Brasil: estudo estima 27 mil mortes até 2030 com impacto do teto de gastos na Saúde
Grupo internacional de pesquisadores projetou simulação de cenário de cortes e concluiu poder haver aumento de 5,8% na mortalidade em comparação com cenário atual.
Um estudo internacional estimou pela primeira vez qual pode ser o impacto, em vidas humanas, de duas das mais sensíveis – e polêmicas – medidas relacionadas à saúde no Brasil nos anos recentes.
Segundo o artigo, publicado no periódico BMC Medicine, os possíveis cortes de gastos federais para o programa Estratégia da Saúde da Família decorrentes da emenda constitucional 95/2016 (conhecida como “teto dos gastos”) podem levar a 27,6 mil mortes evitáveis até 2030, um aumento de 5,8 % na mortalidade em comparação com o cenário atual. A emenda foi proposta pelo governo de Michel Temer e aprovada no Congresso em 2016 (leia mais abaixo).
Os pesquisadores simularam outro cenário, somando à redução no tamanho da população coberta pelo Estratégia da Saúde da Família a hipótese do eventual fim do programa Mais Médicos. Segundo essa projeção, a redução da Estratégia da Saúde da Família e um possível fim do Mais Médicos levariam a um aumento de 8,6% na mortalidade, o que representa cerca de 48,5 mil óbitos evitáveis entre 2017 e 2030.

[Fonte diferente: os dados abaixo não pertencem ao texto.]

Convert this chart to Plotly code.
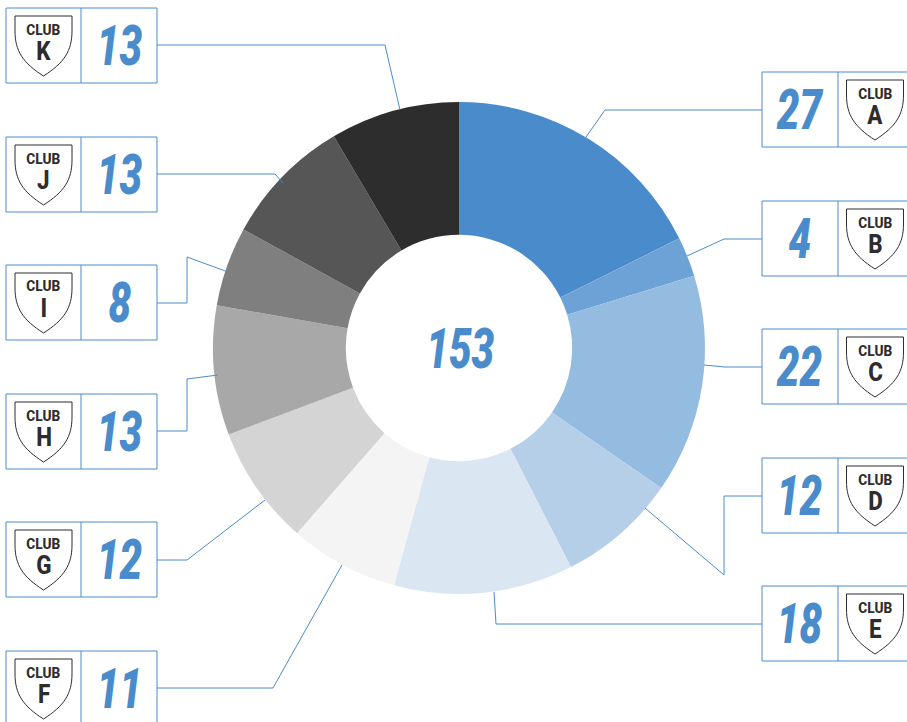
import plotly.graph_objects as go

clubs = ["A", "B", "C", "D", "E", "F", "G", "H", "I", "J", "K"]
values = [27, 4, 22, 12, 18, 11, 12, 13, 8, 13, 13]
colors = ["#4a8ccb", "#6da2d7", "#94bbe0", "#b6cfe9", "#dbe6f3", "#f4f4f4",
          "#d4d4d4", "#a8a8a8", "#7f7f7f", "#565656", "#2d2d2d"]

W, H = 907, 722
BLUE = "#4a8ccb"
DARK = "#2d2d2d"
FONT = "Roboto, sans-serif"


def px(x):
    return x / W


def py(y):
    return 1 - y / H


# box top (pixels) and leader polyline per club
box_top = {"A": 72, "B": 201, "C": 329, "D": 458, "E": 586,
           "K": 8, "J": 137, "I": 265, "H": 394, "G": 522, "F": 651}
leaders = {
    "A": [(762, 110), (605, 110), (586, 137)],
    "B": [(762, 239), (724, 239), (687, 256)],
    "C": [(762, 367), (725, 367), (704, 365)],
    "D": [(762, 496), (724, 496), (724, 575), (645, 508)],
    "E": [(762, 624), (496, 624), (494, 592)],
    "F": [(157, 688), (273, 688), (342, 565)],
    "G": [(157, 560), (187, 560), (265, 500)],
    "H": [(157, 431), (187, 431), (187, 379), (218, 375)],
    "I": [(157, 303), (187, 303), (187, 257), (228, 272)],
    "J": [(157, 174), (275, 174), (283, 183)],
    "K": [(157, 45), (385, 45), (400, 110)],
}

cx, cy, R = 459, 348, 246

fig = go.Figure(go.Pie(
    labels=["Club " + c for c in clubs],
    values=values,
    sort=False,
    direction="clockwise",
    rotation=0,
    hole=0.46,
    textinfo="none",
    hoverinfo="label+value",
    marker=dict(colors=colors, line=dict(width=0)),
    domain=dict(x=[px(cx - R), px(cx + R)], y=[py(cy + R), py(cy - R)]),
    showlegend=False,
))

shapes = []
annotations = []


def line_path(points):
    return "M " + " L ".join(f"{px(x)} {py(y)}" for x, y in points)


def shield_path(x0, y0):
    """Shield badge outline; x0/y0 is its top-left corner in pixels."""
    w, h = 57, 60

    def p(dx, dy):
        return f"{px(x0 + dx)} {py(y0 + dy)}"
    return (f"M {p(0, 0)} L {p(w, 0)} L {p(w, 15)} "
            f"C {p(w, 35)} {p(w - 8, 47)} {p(w / 2, h)} "
            f"C {p(8, 47)} {p(0, 35)} {p(0, 15)} Z")


def text(x, y, s, size, color, weight=700, style="normal"):
    annotations.append(dict(x=px(x), y=py(y), xref="paper", yref="paper",
                            text=s, showarrow=False, xanchor="center", yanchor="middle",
                            font=dict(family=FONT, size=size, color=color, weight=weight, style=style)))


for club, value in zip(clubs, values):
    top = box_top[club]
    bottom = top + 75
    if club in "FGHIJK":
        x0, x1, div = 6, 157, 81
        badge_cx, num_cx = 43.5, 119
    else:
        x0, x1, div = 762, 915, 838
        badge_cx, num_cx = 875, 799
    line = dict(color=BLUE, width=1)
    shapes.append(dict(type="rect", xref="paper", yref="paper",
                       x0=px(x0), x1=px(x1), y0=py(bottom), y1=py(top),
                       line=line, fillcolor="rgba(0,0,0,0)"))
    shapes.append(dict(type="line", xref="paper", yref="paper",
                       x0=px(div), x1=px(div), y0=py(bottom), y1=py(top), line=line))
    shapes.append(dict(type="path", xref="paper", yref="paper",
                       path=line_path(leaders[club]), line=line))
    shapes.append(dict(type="path", xref="paper", yref="paper",
                       path=shield_path(badge_cx - 28.5, top + 8),
                       line=dict(color=DARK, width=1), fillcolor="white"))
    text(badge_cx, top + 21.5, "CLUB", 15.5, DARK, weight=800)
    text(badge_cx, top + 43, club, 26, DARK, weight=800)
    text(num_cx, top + 38, str(value), 56, BLUE, weight=900, style="italic")

text(460, cy + 1, str(sum(values)), 56, BLUE, weight=900, style="italic")

fig.update_layout(
    width=W, height=H,
    margin=dict(l=0, r=0, t=0, b=0),
    paper_bgcolor="white",
    plot_bgcolor="white",
    shapes=shapes,
    annotations=annotations,
)

# The reference uses a condensed face; Roboto is narrowed here while staying real text.
post = """
document.body.style.margin = '0';
document.body.style.overflow = 'hidden';
document.querySelectorAll('.annotation-text').forEach(function (t) {
  var size = parseFloat(t.style.fontSize);
  var k = size > 40 ? 0.72 : (size < 20 ? 0.88 : 0.86);
  t.setAttribute('textLength', t.getComputedTextLength() * k);
  t.setAttribute('lengthAdjust', 'spacingAndGlyphs');
});
"""
fig.write_html("out.html", config=dict(displayModeBar=False), post_script=post)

A Estratégia da Saúde da Família e o Mais Médicos são dois importantes representantes no Brasil de políticas públicas de saúde da chamada “atenção primária”, que valoriza um contato próximo e preventivo de profissionais da saúde com a população. Isto ocorre, por exemplo, com visitas rotineiras de médicos às casas dos pacientes. No caso do Estratégia da Saúde da Família, cada território com cerca de 4 mil pessoas recebe um conjunto com número mínimo de profissionais – médicos, enfermeiros, técnicos de enfermagem e especialistas e saúde bucal – e de equipamentos e ações educativas.
Por meio de modelos matemáticos complexos, os autores do artigo estimaram a mortalidade anterior aos 70 anos de idade e decorrente de causas consideradas sensíveis à atenção primária.
É o caso de doenças infecciosas, tais como febre amarela e sarampo, e deficiências nutricionais, como anemia e desnutrição. Segundo o artigo, estes tipos de doenças e deficiências seriam os mais impulsionados com os cortes e afetariam as populações mais vulneráveis como, conforme apontam os autores, negros e aqueles que vivem em municípios mais pobres.
Ainda segundo os estudiosos, as projeções publicadas ainda são conservadoras, pois fazem um recorte etário e consideram apenas a mortalidade por causas consideradas como sensíveis à atenção primária. Esta tipificação acompanhou classificações internacionais e do Ministério da Saúde. Os autores devem publicar, nos próximos meses, uma projeção da mortalidade especificamente em menores de cinco anos nesses cenários de austeridade.
No artigo, dados da cobertura atual da Estratégia da Saúde da Família e do Mais Médicos de 5.507 municípios brasileiros foram combinados com as projeções do Ipea e dados sociodemográficos (retrospectivos e tendências, a partir de dados do IBGE e Banco Mundial, por exemplo).
A principal unidade estudada foi, justamente, a municipal – e não a população brasileira de uma só vez, por exemplo. Isto permite obter projeções e observar comportamentos de forma mais precisa.
Vale dizer que outros estudos já mostraram os efeitos positivos da saúde da família na redução de hospitalizações e da mortalidade infantil, além de uma educação da população que pode desestimular, por exemplo, hábitos de risco para saúde.